I just reviewed an IDC report that indicates IT spending will grow at 2.6% in 2009, a lower rate of growth than previously forecast. That mirrors my view that on average, IT organizations will continue to invest next year, albeit at a modest rate. However, I don’t believe the general trend fully reflects what is happening in individual organizations and for specific spending within a given firm. Those investments are fluctuating much more broadly.

I’ve spoken with IT leaders describing budget cuts of 15%, 25%, even 40%. But I also observe something different about this economic environment. Firms appear to realize that the global economy may be troubled for an extended period and are taking steps to address that potential, rather than simply keeping the lights on and the doors open.

Another difference is that business users are demanding innovation and new solutions even as they are asking for lower spending. In many cases this reflects the reality that the firm must continue to offer innovative solutions to their customers or lose ground to the competition.

IT leaders traditionally reduce project spending in response to short term economic pressure. Firms also reduce their contingent resources, another common short term response. What appears different this time is a willingness and desire to invest in longer term projects to reduce cost, even while taking these short term actions.

Invest to Save

Those longer term projects may involve an application consolidation. Many firms have three or more legacy solutions intended to address the same business requirement, with none of them completely solving the problem. Or, for example with a recent acquisition, the firm may have even more overlapping platforms.

Each platform requires hardware support, software licenses and support, and staff to keep it operational. It must be integrated with the other applications in the environment. In aggregate, the costs are often substantial, and as noted the business problem is not fully solved.

This presents an excellent opportunity to consolidate onto open source platforms, such as Red Hat Enterprise Linux. With software commoditization a clear trend, any IT organization should have a strategy to migrate some or all of their solutions portfolio to open source.

A platform consolidation, even in difficult economic times, is an excellent opportunity to start that process. One of the great features of open source, in addition to the high quality and low cost, is that it can be very cost effective to get started.

In fact, many of your technical staff probably already have some experience with common open source platforms. You can start development with the community versions of the software and migrate to the supported versions as you need assistance or as the applications are deployed.

One recent example where platform consolidation has worked in Red Hat is our migration from multiple email servers around the globe to a common, fault tolerant email service running on Red Hat Enterprise Linux. We’ve been able to provide a substantially improved service, with more features and much better manageability, in a very cost effective manner through our use of open source platforms.

Middleware Costs

Many firms are heavily invested in proprietary middleware solutions that have traditionally solved multiple technical problems and delivered business value, but in today’s environment are under scrutiny given both the license fees and ongoing maintenance costs.

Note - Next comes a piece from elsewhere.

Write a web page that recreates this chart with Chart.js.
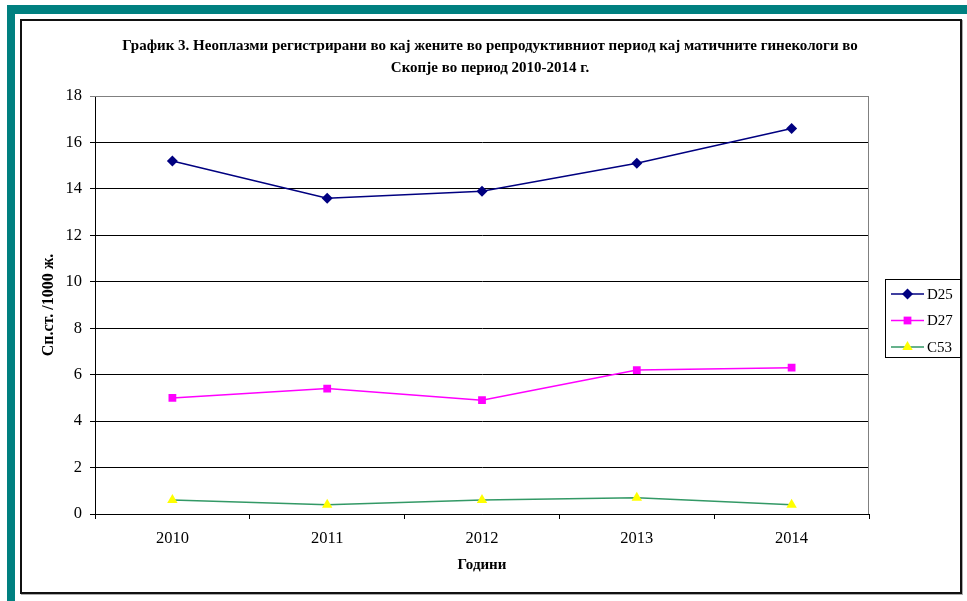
<!DOCTYPE html>
<html>
<head>
<meta charset="utf-8">
<title>График 3</title>
<script src="https://cdn.jsdelivr.net/npm/chart.js@4.4.0/dist/chart.umd.min.js"></script>
<style>
  body { margin: 0; background: #fff; overflow: hidden; }
  #frame-top { position: absolute; left: 7px; top: 5px; width: 960px; height: 9px; background: #008080; }
  #frame-left { position: absolute; left: 7px; top: 5px; width: 8px; height: 596px; background: #008080; }
  #box { position: absolute; left: 20px; top: 19px; width: 938px; height: 571px; border: 2px solid #111; box-shadow: 1px 1px 0 #aaa; }
  #chart { position: absolute; left: 0; top: 0; }
</style>
</head>
<body>
<div id="frame-top"></div>
<div id="frame-left"></div>
<div id="box"></div>
<canvas id="chart" width="967" height="601"></canvas>
<script>
// Years and rates per 1000 women
const years = ["2010", "2011", "2012", "2013", "2014"];
const d25 = [15.2, 13.6, 13.9, 15.1, 16.6];
const d27 = [5.0, 5.4, 4.9, 6.2, 6.3];
const c53 = [0.6, 0.4, 0.6, 0.7, 0.4];

const titleLines = [
    "График 3. Неоплазми регистрирани во кај жените во репродуктивниот период кај матичните гинекологи во",
    "Скопје во период 2010-2014 г."
];

const serif = "'Liberation Serif', 'Times New Roman', serif";

// Title centred over the plot, two lines
const titlePlugin = {
    id: "titleLines",
    afterDraw(chart) {
        const ctx = chart.ctx;
        ctx.save();
        ctx.fillStyle = "#000";
        ctx.font = "bold 15px " + serif;
        ctx.textAlign = "center";
        ctx.textBaseline = "middle";
        titleLines.forEach((line, i) => ctx.fillText(line, 490, 46 + i * 22));
        ctx.restore();
    }
};

// Grey frame on the top and right of the plot area
const plotFrame = {
    id: "plotFrame",
    afterDraw(chart) {
        const a = chart.chartArea;
        const ctx = chart.ctx;
        ctx.save();
        ctx.strokeStyle = "#808080";
        ctx.lineWidth = 1;
        ctx.beginPath();
        ctx.moveTo(a.left, a.top + 0.5);
        ctx.lineTo(a.right - 0.5, a.top + 0.5);
        ctx.lineTo(a.right - 0.5, a.bottom);
        ctx.stroke();
        ctx.restore();
    }
};

function drawMarker(ctx, style, x, y, r) {
    ctx.beginPath();
    if (style === "rectRot") {
        ctx.moveTo(x, y - r);
        ctx.lineTo(x + r, y);
        ctx.lineTo(x, y + r);
        ctx.lineTo(x - r, y);
    } else if (style === "rect") {
        const s = r * Math.SQRT1_2;
        ctx.rect(x - s, y - s, 2 * s, 2 * s);
    } else {
        ctx.moveTo(x, y - r);
        ctx.lineTo(x + r * 0.866, y + r * 0.5);
        ctx.lineTo(x - r * 0.866, y + r * 0.5);
    }
    ctx.closePath();
    ctx.fill();
}

// Boxed legend to the right of the plot
const boxLegend = {
    id: "boxLegend",
    afterDraw(chart) {
        const ctx = chart.ctx;
        ctx.save();
        ctx.strokeStyle = "#000";
        ctx.lineWidth = 1;
        ctx.strokeRect(885.5, 279.5, 75, 78);
        ctx.font = "15px " + serif;
        ctx.textBaseline = "middle";
        chart.data.datasets.forEach((ds, i) => {
            const y = 294 + i * 26.5;
            ctx.strokeStyle = ds.borderColor;
            ctx.lineWidth = 1.5;
            ctx.beginPath();
            ctx.moveTo(891, y);
            ctx.lineTo(924, y);
            ctx.stroke();
            ctx.fillStyle = ds.pointBackgroundColor;
            drawMarker(ctx, ds.pointStyle, 907.5, y, ds.pointRadius);
            ctx.fillStyle = "#000";
            ctx.fillText(ds.label, 927, y + 1);
        });
        ctx.restore();
    }
};

new Chart(document.getElementById("chart").getContext("2d"), {
    type: "line",
    data: {
        labels: years,
        datasets: [
            {
                label: "D25",
                data: d25,
                borderColor: "#000080",
                borderWidth: 1.5,
                pointStyle: "rectRot",
                pointRadius: 5.5,
                pointBackgroundColor: "#000080",
                pointBorderColor: "#000080",
                pointBorderWidth: 0
            },
            {
                label: "D27",
                data: d27,
                borderColor: "#FF00FF",
                borderWidth: 1.5,
                pointStyle: "rect",
                pointRadius: 5.5,
                pointBackgroundColor: "#FF00FF",
                pointBorderColor: "#FF00FF",
                pointBorderWidth: 0
            },
            {
                label: "C53",
                data: c53,
                borderColor: "#339966",
                borderWidth: 1.5,
                pointStyle: "triangle",
                pointRadius: 6,
                pointBackgroundColor: "#FFFF00",
                pointBorderColor: "#FFFF00",
                pointBorderWidth: 0
            }
        ]
    },
    options: {
        responsive: false,
        animation: false,
        layout: { padding: { left: 13, right: 98, top: 96, bottom: 0 } },
        plugins: {
            legend: { display: false },
            title: { display: false },
            tooltip: { enabled: false }
        },
        scales: {
            x: {
                offset: true,
                afterFit: (scale) => { scale.height = 87; },
                grid: {
                    offset: true,
                    drawOnChartArea: false,
                    drawTicks: true,
                    tickLength: 5,
                    color: "#000"
                },
                border: { color: "#000", width: 1 },
                ticks: {
                    color: "#000",
                    padding: 10,
                    font: { family: serif, size: 16.5 }
                },
                title: {
                    display: true,
                    text: "Години",
                    color: "#000",
                    font: { family: serif, size: 15, weight: "bold" },
                    padding: { top: 0, bottom: 27 }
                }
            },
            y: {
                min: 0,
                max: 18,
                afterFit: (scale) => { scale.width = 82; },
                grid: {
                    color: (c) => (c.tick && c.tick.value === 18 ? "#808080" : "#000"),
                    tickLength: 5,
                    lineWidth: 1
                },
                border: { color: "#000", width: 1 },
                ticks: {
                    stepSize: 2,
                    color: "#000",
                    padding: 8,
                    font: { family: serif, size: 16.5 }
                },
                title: {
                    display: true,
                    text: "Сп.ст. /1000 ж.",
                    color: "#000",
                    font: { family: serif, size: 16, weight: "bold" },
                    padding: { top: 26, bottom: 0 }
                }
            }
        }
    },
    plugins: [plotFrame, titlePlugin, boxLegend]
});
</script>
</body>
</html>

Organizations that are examining their middleware costs should take a careful look at open source solutions such as JBoss. If you haven’t completed a cost comparison in the past, you are likely to be pleased and surprised by the cost difference between proprietary solutions and the open source alternative. Again, this is a reflection of commodity economics changing the price balance in favor of the customer.

At Red Hat, we’ve recently migrated some legacy middleware, BPEL and portions of our Mule environment, to JBoss with great success. (We plan to retire the remainder of our Mule infrastructure within the next two months.) We’ve fully integrated JBoss solutions in our development environment using the Genome project that I’ve discussed here in the past. In addition to reducing our costs and making our development environment more agile, the migration has given us both improved resiliency and greater flexibility in production.

Consolidate and Standardize on Open Source

The key messages here are first to simplify and consolidate your environment to drive out complexity and reduce costs. You will be better positioned for the future, regardless of the economic climate, if you select open standards-based solutions for this consolidation. And, if you select open source solutions to implement those standards, you will be able to take advantage of commodity software economics and further reduce your costs, while using products that are both highly functional and of high quality.

I encourage you to evaluate both Red Hat Enterprise Linux and JBoss. I think you will find, as we have, that they are excellent solutions and great tools for lowering IT costs.